_INFORMATION SUPPLIED_
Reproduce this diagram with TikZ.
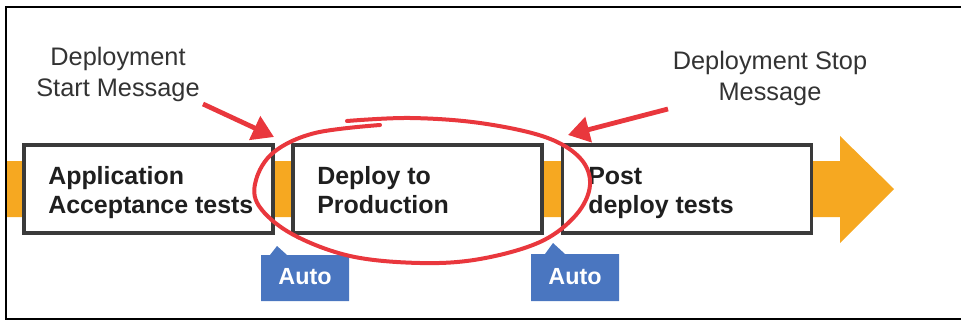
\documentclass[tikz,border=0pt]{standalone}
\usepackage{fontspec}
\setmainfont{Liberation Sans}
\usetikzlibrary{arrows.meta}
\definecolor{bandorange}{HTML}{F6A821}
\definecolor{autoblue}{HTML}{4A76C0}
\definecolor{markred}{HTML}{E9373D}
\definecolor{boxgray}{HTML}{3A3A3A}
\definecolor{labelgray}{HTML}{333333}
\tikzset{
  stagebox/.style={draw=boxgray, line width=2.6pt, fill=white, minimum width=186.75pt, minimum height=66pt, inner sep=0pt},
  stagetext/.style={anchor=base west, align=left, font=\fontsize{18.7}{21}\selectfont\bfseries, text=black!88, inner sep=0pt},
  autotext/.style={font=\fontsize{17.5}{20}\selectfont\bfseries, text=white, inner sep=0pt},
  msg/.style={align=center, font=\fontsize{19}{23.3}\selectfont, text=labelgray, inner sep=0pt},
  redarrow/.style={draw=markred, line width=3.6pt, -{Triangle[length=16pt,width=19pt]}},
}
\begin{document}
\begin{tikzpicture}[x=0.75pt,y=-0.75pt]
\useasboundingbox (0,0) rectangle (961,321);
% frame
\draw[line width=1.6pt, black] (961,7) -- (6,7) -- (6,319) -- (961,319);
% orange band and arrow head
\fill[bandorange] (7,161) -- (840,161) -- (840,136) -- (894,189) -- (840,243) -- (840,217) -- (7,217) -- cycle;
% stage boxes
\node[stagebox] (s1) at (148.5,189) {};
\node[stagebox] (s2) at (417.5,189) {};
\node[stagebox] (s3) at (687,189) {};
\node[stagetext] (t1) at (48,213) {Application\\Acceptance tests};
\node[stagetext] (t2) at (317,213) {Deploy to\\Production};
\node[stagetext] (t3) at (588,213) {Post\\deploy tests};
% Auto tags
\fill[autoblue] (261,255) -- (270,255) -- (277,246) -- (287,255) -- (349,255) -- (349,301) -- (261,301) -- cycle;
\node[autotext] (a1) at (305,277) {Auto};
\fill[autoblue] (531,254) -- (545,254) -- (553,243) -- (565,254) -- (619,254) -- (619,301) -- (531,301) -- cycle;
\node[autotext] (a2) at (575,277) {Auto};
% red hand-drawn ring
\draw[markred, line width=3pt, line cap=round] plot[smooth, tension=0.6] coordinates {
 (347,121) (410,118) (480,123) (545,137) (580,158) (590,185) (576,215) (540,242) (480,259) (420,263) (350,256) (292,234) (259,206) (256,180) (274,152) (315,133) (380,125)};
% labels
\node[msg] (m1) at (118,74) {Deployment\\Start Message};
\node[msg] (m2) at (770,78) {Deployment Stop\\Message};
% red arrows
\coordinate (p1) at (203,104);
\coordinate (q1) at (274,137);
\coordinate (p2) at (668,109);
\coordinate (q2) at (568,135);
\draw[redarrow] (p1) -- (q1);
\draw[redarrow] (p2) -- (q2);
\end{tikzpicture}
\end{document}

_SET TASK_
Take the data above and repeat it exactly, leaving each picture out.

_RESPONSE BELOW_
Reproduce this diagram with TikZ.
\documentclass[tikz,border=0pt]{standalone}
\usepackage{fontspec}
\setmainfont{Liberation Sans}
\usetikzlibrary{arrows.meta}
\definecolor{bandorange}{HTML}{F6A821}
\definecolor{autoblue}{HTML}{4A76C0}
\definecolor{markred}{HTML}{E9373D}
\definecolor{boxgray}{HTML}{3A3A3A}
\definecolor{labelgray}{HTML}{333333}
\tikzset{
  stagebox/.style={draw=boxgray, line width=2.6pt, fill=white, minimum width=186.75pt, minimum height=66pt, inner sep=0pt},
  stagetext/.style={anchor=base west, align=left, font=\fontsize{18.7}{21}\selectfont\bfseries, text=black!88, inner sep=0pt},
  autotext/.style={font=\fontsize{17.5}{20}\selectfont\bfseries, text=white, inner sep=0pt},
  msg/.style={align=center, font=\fontsize{19}{23.3}\selectfont, text=labelgray, inner sep=0pt},
  redarrow/.style={draw=markred, line width=3.6pt, -{Triangle[length=16pt,width=19pt]}},
}
\begin{document}
\begin{tikzpicture}[x=0.75pt,y=-0.75pt]
\useasboundingbox (0,0) rectangle (961,321);
% frame
\draw[line width=1.6pt, black] (961,7) -- (6,7) -- (6,319) -- (961,319);
% orange band and arrow head
\fill[bandorange] (7,161) -- (840,161) -- (840,136) -- (894,189) -- (840,243) -- (840,217) -- (7,217) -- cycle;
% stage boxes
\node[stagebox] (s1) at (148.5,189) {};
\node[stagebox] (s2) at (417.5,189) {};
\node[stagebox] (s3) at (687,189) {};
\node[stagetext] (t1) at (48,213) {Application\\Acceptance tests};
\node[stagetext] (t2) at (317,213) {Deploy to\\Production};
\node[stagetext] (t3) at (588,213) {Post\\deploy tests};
% Auto tags
\fill[autoblue] (261,255) -- (270,255) -- (277,246) -- (287,255) -- (349,255) -- (349,301) -- (261,301) -- cycle;
\node[autotext] (a1) at (305,277) {Auto};
\fill[autoblue] (531,254) -- (545,254) -- (553,243) -- (565,254) -- (619,254) -- (619,301) -- (531,301) -- cycle;
\node[autotext] (a2) at (575,277) {Auto};
% red hand-drawn ring
\draw[markred, line width=3pt, line cap=round] plot[smooth, tension=0.6] coordinates {
 (347,121) (410,118) (480,123) (545,137) (580,158) (590,185) (576,215) (540,242) (480,259) (420,263) (350,256) (292,234) (259,206) (256,180) (274,152) (315,133) (380,125)};
% labels
\node[msg] (m1) at (118,74) {Deployment\\Start Message};
\node[msg] (m2) at (770,78) {Deployment Stop\\Message};
% red arrows
\coordinate (p1) at (203,104);
\coordinate (q1) at (274,137);
\coordinate (p2) at (668,109);
\coordinate (q2) at (568,135);
\draw[redarrow] (p1) -- (q1);
\draw[redarrow] (p2) -- (q2);
\end{tikzpicture}
\end{document}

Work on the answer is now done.